For an industry question, do Hollywood worker bees (e.g. screenwriters, storyboarders, animators, etc…) have any positive views of AI use, i.e. not necessarily with respect to the way the technology is used now--there are a lot of issues--but maybe with how it can potentially go?
For example, it could maybe drop animation costs down a lot to enable more episodes on a lower budget, act as a sounding board for ideas in the writer's room, etc…?
I don't know Hollywood history, but I feel CGI probably put a dent in real set work and real models, etc… but I think we generally think films and tv shows got better because of it / had more story possibilities? I was curious if the more worker oriented (as opposed to the more business oriented) individuals may have any seeds of optimism for AI?
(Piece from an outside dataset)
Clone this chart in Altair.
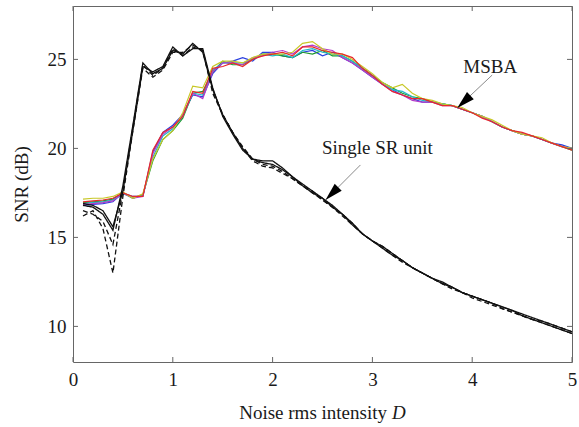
import altair as alt
import pandas as pd

D = [0.1, 0.2, 0.3, 0.4, 0.5, 0.6, 0.7, 0.8, 0.9, 1.0,
     1.1, 1.2, 1.3, 1.4, 1.5, 1.6, 1.7, 1.8, 1.9, 2.0,
     2.1, 2.2, 2.3, 2.4, 2.5, 2.6, 2.7, 2.8, 2.9, 3.0,
     3.1, 3.2, 3.3, 3.4, 3.5, 3.6, 3.7, 3.8, 3.9, 4.0,
     4.1, 4.2, 4.3, 4.4, 4.5, 4.6, 4.7, 4.8, 4.9, 5.0]

msba_blue = [16.8, 16.85, 16.9, 17.0, 17.5, 17.3, 17.3, 19.8, 20.9, 21.3, 21.9, 23.0, 22.9, 24.2, 24.8, 24.9, 25.1, 24.9, 25.4, 25.4, 25.2, 25.1, 25.4, 25.5, 25.2, 25.4, 25.1, 24.8, 24.4, 24.0, 23.6, 23.3, 23.0, 22.8, 22.6, 22.6, 22.5, 22.4, 22.2, 22.0, 21.8, 21.5, 21.2, 21.0, 20.8, 20.7, 20.5, 20.3, 20.2, 20.0]
msba_green = [16.95, 17.0, 17.05, 17.15, 17.5, 17.2, 17.4, 19.3, 20.5, 21.0, 21.7, 23.1, 23.2, 24.3, 24.9, 24.7, 24.7, 25.0, 25.3, 25.3, 25.2, 25.1, 25.4, 25.3, 25.5, 25.2, 25.2, 24.9, 24.5, 24.1, 23.7, 23.4, 23.1, 22.9, 22.8, 22.6, 22.5, 22.4, 22.2, 22.0, 21.8, 21.5, 21.2, 21.0, 20.8, 20.7, 20.5, 20.3, 20.1, 19.9]
msba_red = [17.0, 17.05, 17.1, 17.2, 17.5, 17.3, 17.3, 19.9, 20.9, 21.2, 21.8, 23.2, 23.1, 24.5, 24.6, 24.8, 24.6, 25.0, 25.2, 25.3, 25.4, 25.2, 25.7, 25.7, 25.5, 25.4, 25.3, 25.1, 24.5, 24.1, 23.6, 23.2, 23.0, 22.8, 22.8, 22.6, 22.4, 22.4, 22.2, 22.0, 21.7, 21.5, 21.2, 21.0, 20.9, 20.7, 20.5, 20.3, 20.1, 19.9]
msba_cyan = [16.9, 16.95, 17.0, 17.1, 17.45, 17.25, 17.35, 19.5, 20.7, 21.1, 21.8, 23.1, 23.0, 24.4, 24.8, 24.8, 24.8, 25.0, 25.3, 25.2, 25.3, 25.1, 25.5, 25.6, 25.4, 25.3, 25.2, 24.9, 24.5, 24.1, 23.6, 23.3, 23.2, 22.9, 22.7, 22.6, 22.5, 22.4, 22.2, 22.0, 21.8, 21.5, 21.2, 21.0, 20.8, 20.7, 20.5, 20.3, 20.1, 20.0]
msba_magenta = [16.85, 16.9, 16.95, 17.05, 17.5, 17.2, 17.3, 19.7, 20.8, 21.2, 21.9, 23.1, 22.8, 24.3, 24.8, 24.8, 24.7, 25.1, 25.2, 25.4, 25.5, 25.3, 25.7, 25.8, 25.6, 25.5, 25.1, 24.8, 24.4, 24.0, 23.6, 23.2, 23.0, 22.7, 22.6, 22.6, 22.4, 22.4, 22.2, 22.0, 21.8, 21.5, 21.2, 21.0, 20.8, 20.7, 20.5, 20.3, 20.1, 20.0]
msba_yellow = [17.15, 17.2, 17.2, 17.3, 17.55, 17.2, 17.45, 19.4, 20.5, 21.0, 22.0, 23.5, 23.4, 24.6, 24.9, 24.9, 24.8, 25.1, 25.3, 25.3, 25.3, 25.4, 25.9, 26.0, 25.6, 25.3, 25.3, 25.0, 24.6, 24.2, 23.7, 23.4, 23.6, 23.1, 22.8, 22.7, 22.5, 22.4, 22.3, 22.0, 21.8, 21.6, 21.3, 21.0, 20.8, 20.7, 20.6, 20.3, 20.1, 20.0]

sr_solid_1 = [16.8, 16.7, 16.3, 15.4, 17.9, 21.3, 24.8, 24.2, 24.5, 25.5, 25.3, 25.9, 25.4, 23.3, 21.9, 20.9, 20.0, 19.4, 19.3, 19.3, 18.9, 18.4, 18.0, 17.6, 17.2, 16.8, 16.3, 15.8, 15.2, 14.8, 14.5, 14.1, 13.7, 13.3, 13.0, 12.7, 12.4, 12.2, 11.9, 11.7, 11.5, 11.3, 11.1, 10.9, 10.7, 10.5, 10.3, 10.1, 9.9, 9.7]
sr_solid_2 = [16.9, 16.8, 16.5, 15.6, 17.6, 21.0, 24.6, 24.3, 24.6, 25.7, 25.2, 25.6, 25.6, 23.4, 21.8, 20.8, 19.9, 19.4, 19.2, 19.1, 18.8, 18.4, 17.9, 17.5, 17.2, 16.7, 16.3, 15.7, 15.2, 14.8, 14.4, 14.0, 13.7, 13.3, 13.0, 12.7, 12.5, 12.2, 11.9, 11.7, 11.5, 11.3, 11.1, 10.9, 10.6, 10.4, 10.2, 10.0, 9.8, 9.6]
sr_dashed_1 = [16.2, 16.5, 15.5, 13.0, 17.3, 21.0, 24.5, 24.0, 24.4, 25.4, 25.4, 25.8, 25.5, 23.3, 21.9, 20.9, 20.0, 19.3, 19.0, 18.9, 18.6, 18.3, 17.9, 17.5, 17.1, 16.7, 16.2, 15.7, 15.2, 14.8, 14.4, 14.0, 13.6, 13.3, 13.0, 12.7, 12.4, 12.1, 11.9, 11.6, 11.4, 11.2, 11.0, 10.8, 10.6, 10.4, 10.2, 10.0, 9.8, 9.6]
sr_dashed_2 = [16.5, 16.3, 15.9, 14.6, 17.6, 21.2, 24.7, 24.1, 24.5, 25.6, 25.2, 25.7, 25.5, 23.1, 21.9, 20.9, 20.1, 19.4, 19.1, 19.0, 18.7, 18.3, 17.9, 17.6, 17.1, 16.7, 16.3, 15.8, 15.2, 14.8, 14.5, 14.1, 13.7, 13.3, 13.0, 12.7, 12.4, 12.2, 11.9, 11.7, 11.5, 11.3, 11.0, 10.8, 10.6, 10.4, 10.3, 10.1, 9.9, 9.7]

x_tick_values = [0, 1, 2, 3, 4, 5]
y_tick_values = [10, 15, 20, 25]

ann_labels = ["MSBA", "Single SR unit"]
ann_text_x = [4.18, 3.05]
ann_text_y = [24.57, 20.02]
arrow_from_x = [4.2, 2.88]
arrow_from_y = [24.12, 19.07]
arrow_to_x = [3.85, 2.53]
arrow_to_y = [22.27, 17.1]
arrow_angle = [227, 225]

FONT = "Liberation Serif"
W, H = 499, 356

msba = {
    "blue": ("#2a3fe0", msba_blue),
    "green": ("#1f9a2e", msba_green),
    "cyan": ("#22b8c8", msba_cyan),
    "magenta": ("#b43cc8", msba_magenta),
    "yellow": ("#c8c828", msba_yellow),
    "red": ("#e8282a", msba_red),
}
rows = []
for name, (col, vals) in msba.items():
    for d, v in zip(D, vals):
        rows.append({"series": name, "D": d, "SNR": v})
msba_df = pd.DataFrame(rows)

sr = {"s1": ("solid", sr_solid_1), "s2": ("solid", sr_solid_2),
      "d1": ("dashed", sr_dashed_1), "d2": ("dashed", sr_dashed_2)}
rows = []
for name, (kind, vals) in sr.items():
    for d, v in zip(D, vals):
        rows.append({"series": name, "kind": kind, "D": d, "SNR": v})
sr_df = pd.DataFrame(rows)

xs = alt.Scale(domain=[0, 5], nice=False, zero=False)
ys = alt.Scale(domain=[8, 28], nice=False, zero=False)

x_axis = alt.Axis(values=x_tick_values, format="d", title=None, labelFont=FONT, labelFontSize=19,
                  labelColor="#1a1a1a", labelPadding=8, ticks=False, tickSize=0,
                  domain=False, grid=False, labelFlush=False)
y_axis = alt.Axis(values=y_tick_values, format="d", title="SNR (dB)", labelFont=FONT, labelFontSize=19,
                  labelColor="#1a1a1a", labelPadding=7, ticks=False, tickSize=0,
                  domain=False, grid=False, titleFont=FONT, titleFontSize=19,
                  titleFontWeight="normal", titleColor="#1a1a1a",
                  titleX=-52, titleY=H / 2, titleAngle=270, titleAlign="center",
                  titleBaseline="middle")

msba_lines = alt.Chart(msba_df).mark_line(strokeWidth=1.2).encode(
    x=alt.X("D:Q", scale=xs, axis=x_axis),
    y=alt.Y("SNR:Q", scale=ys, axis=y_axis),
    color=alt.Color("series:N", scale=alt.Scale(domain=list(msba.keys()),
                    range=[c for c, _ in msba.values()]), legend=None),
    detail="series:N",
)

sr_lines = alt.Chart(sr_df).mark_line(strokeWidth=1.3, color="#111111").encode(
    x=alt.X("D:Q", scale=xs),
    y=alt.Y("SNR:Q", scale=ys),
    strokeDash=alt.StrokeDash("kind:N", scale=alt.Scale(domain=["solid", "dashed"],
                              range=[[1, 0], [5, 3]]), legend=None),
    detail="series:N",
)

xt = pd.DataFrame({"v": x_tick_values})
yt = pd.DataFrame({"v": y_tick_values})
tick_style = dict(color="#666666", strokeWidth=1)
ticks = [
    alt.Chart(xt).mark_rule(**tick_style).encode(x=alt.X("v:Q", scale=xs), y=alt.value(H), y2=alt.value(H - 5)),
    alt.Chart(xt).mark_rule(**tick_style).encode(x=alt.X("v:Q", scale=xs), y=alt.value(0), y2=alt.value(5)),
    alt.Chart(yt).mark_rule(**tick_style).encode(y=alt.Y("v:Q", scale=ys), x=alt.value(0), x2=alt.value(5)),
    alt.Chart(yt).mark_rule(**tick_style).encode(y=alt.Y("v:Q", scale=ys), x=alt.value(W), x2=alt.value(W - 5)),
]

ann_df = pd.DataFrame({"label": ann_labels, "tx": ann_text_x, "ty": ann_text_y,
                       "x0": arrow_from_x, "y0": arrow_from_y,
                       "x1": arrow_to_x, "y1": arrow_to_y, "ang": arrow_angle})

ann_text = alt.Chart(ann_df).mark_text(font=FONT, fontSize=19, color="#1a1a1a",
                                       align="center", baseline="middle").encode(
    x=alt.X("tx:Q", scale=xs), y=alt.Y("ty:Q", scale=ys), text="label:N")
ann_line = alt.Chart(ann_df).mark_rule(color="#8a8a8a", strokeWidth=1).encode(
    x=alt.X("x0:Q", scale=xs), y=alt.Y("y0:Q", scale=ys),
    x2="x1:Q", y2="y1:Q")
ann_head = alt.Chart(ann_df).mark_point(
    shape="M 0 0 L 0.55 2 L -0.55 2 Z", filled=True, color="#000000", opacity=1,
    size=324, strokeWidth=0).encode(
    x=alt.X("x1:Q", scale=xs), y=alt.Y("y1:Q", scale=ys),
    angle=alt.Angle("ang:Q", scale=None))

title_main = alt.Chart(ann_df.head(1)).mark_text(
    text="Noise rms intensity", font=FONT, fontSize=19, color="#1a1a1a",
    align="right", baseline="middle").encode(x=alt.value(314), y=alt.value(407))
title_d = alt.Chart(ann_df.head(1)).mark_text(
    text="D", font=FONT, fontSize=19, fontStyle="italic", color="#1a1a1a",
    align="left", baseline="middle").encode(x=alt.value(319), y=alt.value(407))

chart = alt.layer(
    msba_lines, sr_lines, *ticks, ann_line, ann_head, ann_text, title_main, title_d
).properties(
    width=W, height=H,
    padding={"left": 73, "top": 6, "right": 7, "bottom": 65},
    autosize=alt.AutoSizeParams(type="none"),
    background="white",
).configure_view(stroke="#666666", strokeWidth=1)

chart.save("out.html", embed_options={"renderer": "svg", "actions": False})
Some of us love your show and work in tech / near tech so it's rather sad hearing how negative the opinions on AI can be. :(
No one I know or call a friend or consider a mentor thinks genAI has any place in the arts. If not for plagiarism or the effects it poses on the environment and human lives, than simply for the fact that genAI is soulless, and it's proliferation in the arts would lead to less work for artists and more bland candy "content" for people to form brain rot with. There is simply no truly ethical way to use this technology within the arts.
Perhaps it has some use on the production side -- in terms of planning, building schedules, etc. -- but with how often it produces incorrect outputs and how it can't take the human element into account, the amount of work it would take to fix anything the AI comes up with would negate the amount of money it saves the production in the long run.
I'm not an expert in how CGI affected everything while it became more and more popular, but with the amount of vitriol I see surrounding the VFX of any given blockbuster, I don't agree with the assessment that anything got better. I think there might be an argument for that, but things didn't get better, they got different. And CGI allows for some really great VFX, don't get me wrong -- but there's a certain charm to more tactile SFX that can never be replaced by CGI. I'm of the mind that more projects should utilize BOTH -- animatronics and other IRL FX help make things feel more grounded when it's smaller scale shot or something, while CGI helps enhance spectacle or deliver more complicated shots that animatronics just could not deliver on. I think there's a balance there that can be achieved that most studios are afraid to try. Not to mention, CGI still requires modelers, painters, lighters, and dozens of other artists. Maybe it replaced a ton of jobs, but it provided tons of new ones.
So again, no, I don't think anyone who considers themselves a real artist likes the idea of using genAI in their work. They certainly don't like this sense of false inevitability surrounding the tech.
You also need to understand that art is not a product. It doesn't need to "be better" or improved or whatever. Art should be allowed to be messy and weird and human. If we give even an inch on the idea that "art" can be made by soulless technology that cannot feel or experience or evolve, than we've lost the idea of art forever.
I cannot get over the plagiarism aspects, the environmental aspects, the false inevitability marketing tactic, or the endgame results of allowing this type of technology to proliferate. And I don't think many artists can.
I'm sure you mean well, and this is not an attack on you or anyone else who works in tech... but please, keep it the fuck out of my art.
Like the meme goes, I want technology to do my laundry and dishes so I have time to make art. I don't want technology to do my art so I have time to do my laundry and dishes.